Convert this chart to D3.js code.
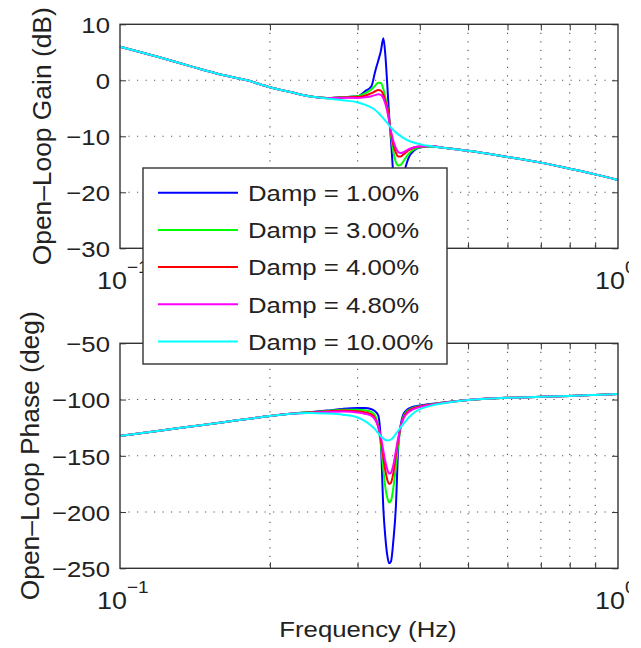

* * *

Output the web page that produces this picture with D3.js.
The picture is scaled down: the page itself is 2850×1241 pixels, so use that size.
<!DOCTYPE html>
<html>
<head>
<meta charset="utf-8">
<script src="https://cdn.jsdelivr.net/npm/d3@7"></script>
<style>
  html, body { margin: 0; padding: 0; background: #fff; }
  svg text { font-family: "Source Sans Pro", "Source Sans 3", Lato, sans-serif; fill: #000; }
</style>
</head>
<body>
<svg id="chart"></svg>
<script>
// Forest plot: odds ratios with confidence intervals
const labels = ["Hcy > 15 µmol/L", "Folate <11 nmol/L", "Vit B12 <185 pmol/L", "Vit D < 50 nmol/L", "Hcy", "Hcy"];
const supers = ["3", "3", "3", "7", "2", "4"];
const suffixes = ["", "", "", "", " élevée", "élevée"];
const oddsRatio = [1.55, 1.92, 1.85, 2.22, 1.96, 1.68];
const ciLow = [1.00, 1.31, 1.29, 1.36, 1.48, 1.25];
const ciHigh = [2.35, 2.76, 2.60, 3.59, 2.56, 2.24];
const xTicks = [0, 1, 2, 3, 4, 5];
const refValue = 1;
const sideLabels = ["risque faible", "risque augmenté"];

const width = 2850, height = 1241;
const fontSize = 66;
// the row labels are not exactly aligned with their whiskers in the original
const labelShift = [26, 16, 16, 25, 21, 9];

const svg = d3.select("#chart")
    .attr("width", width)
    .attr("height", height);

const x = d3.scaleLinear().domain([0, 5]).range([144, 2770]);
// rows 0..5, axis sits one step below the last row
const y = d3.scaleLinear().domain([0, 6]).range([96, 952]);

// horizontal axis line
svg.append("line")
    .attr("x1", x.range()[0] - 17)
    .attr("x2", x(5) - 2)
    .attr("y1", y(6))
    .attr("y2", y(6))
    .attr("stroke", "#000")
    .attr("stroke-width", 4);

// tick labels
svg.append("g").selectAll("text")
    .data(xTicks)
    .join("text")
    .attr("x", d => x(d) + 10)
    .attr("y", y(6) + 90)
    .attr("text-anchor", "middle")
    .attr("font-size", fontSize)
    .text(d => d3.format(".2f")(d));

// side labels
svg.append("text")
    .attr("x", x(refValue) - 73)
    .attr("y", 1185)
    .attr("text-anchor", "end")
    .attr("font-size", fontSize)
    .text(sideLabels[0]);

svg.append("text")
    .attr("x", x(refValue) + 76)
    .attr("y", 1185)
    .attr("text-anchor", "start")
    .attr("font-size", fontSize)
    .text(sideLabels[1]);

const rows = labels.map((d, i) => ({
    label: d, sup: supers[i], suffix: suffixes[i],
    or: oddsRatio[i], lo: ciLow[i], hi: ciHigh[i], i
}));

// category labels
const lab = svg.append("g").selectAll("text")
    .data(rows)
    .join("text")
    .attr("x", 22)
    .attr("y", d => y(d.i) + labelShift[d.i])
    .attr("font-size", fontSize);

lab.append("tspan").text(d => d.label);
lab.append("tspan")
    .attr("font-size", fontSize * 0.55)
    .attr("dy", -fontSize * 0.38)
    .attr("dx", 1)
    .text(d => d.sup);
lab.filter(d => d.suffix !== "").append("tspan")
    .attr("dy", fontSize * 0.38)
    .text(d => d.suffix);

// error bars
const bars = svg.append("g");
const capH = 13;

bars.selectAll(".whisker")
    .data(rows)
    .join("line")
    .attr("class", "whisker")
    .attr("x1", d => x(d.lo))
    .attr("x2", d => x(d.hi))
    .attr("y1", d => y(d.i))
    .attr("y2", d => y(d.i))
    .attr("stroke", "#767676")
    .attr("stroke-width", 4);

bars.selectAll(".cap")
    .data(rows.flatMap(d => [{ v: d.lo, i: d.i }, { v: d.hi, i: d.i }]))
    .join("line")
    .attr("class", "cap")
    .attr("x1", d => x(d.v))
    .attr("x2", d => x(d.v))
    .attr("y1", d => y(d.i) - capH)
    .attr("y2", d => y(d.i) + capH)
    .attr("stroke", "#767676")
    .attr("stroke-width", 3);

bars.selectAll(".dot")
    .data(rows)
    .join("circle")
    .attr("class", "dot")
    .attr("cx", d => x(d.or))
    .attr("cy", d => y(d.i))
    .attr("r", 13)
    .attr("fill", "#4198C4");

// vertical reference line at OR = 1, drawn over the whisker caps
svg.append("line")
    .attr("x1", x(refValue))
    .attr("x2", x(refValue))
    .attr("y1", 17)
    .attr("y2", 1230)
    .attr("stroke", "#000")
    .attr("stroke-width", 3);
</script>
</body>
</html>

--

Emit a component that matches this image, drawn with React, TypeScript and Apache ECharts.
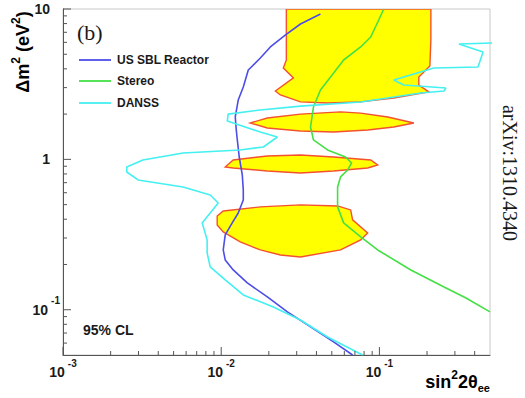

TASK OBJECTIVE: Gather up the lines that contain the word "this".

TASK RESPONSE:
Convert this chart to D3.js code.
Output the web page that produces this picture with D3.js.
Emit a component that matches this image, drawn with React, TypeScript and Apache ECharts.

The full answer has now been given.